Considering his important relations with the papal court and the imperial world of the 13th century this theory of the donation and entrustment to the church of his native city is certainly very plausible. However, it could also be a personal commission for the exercise of his functions, making the object a symbol of superior class in terms of culture and importance since Limosian enameled objects were given a high value in 13th-century Italy.

=== Second theory ===
The second theory entails the figure of Holy Roman Emperor Frederick II of the Hohenstaufen Dynasty. The Holy Roman Empire reached a peak in the middle of the 13th century, but this overextension also led to its partial collapse.
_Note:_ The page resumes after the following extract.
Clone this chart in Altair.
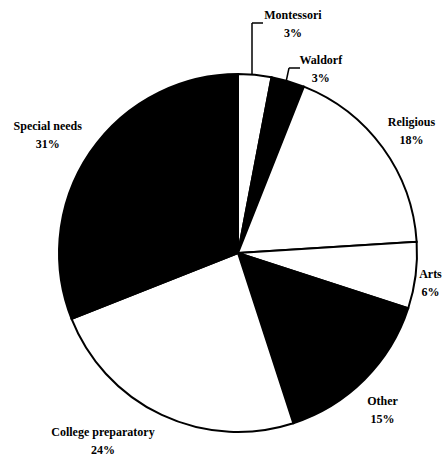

Taking this into account, as well as the dating of the object to around the 1230s, this second theory is made plausible by the context of Frederick II’s war for Lombardy and Italy, trying to suppress rebel cities, explaining his presence in the region. The theory holds that therefore the cover could also be a gift from the emperor who was apparently known for his refined love for Limousin enamels as has been highlighted in recent studies.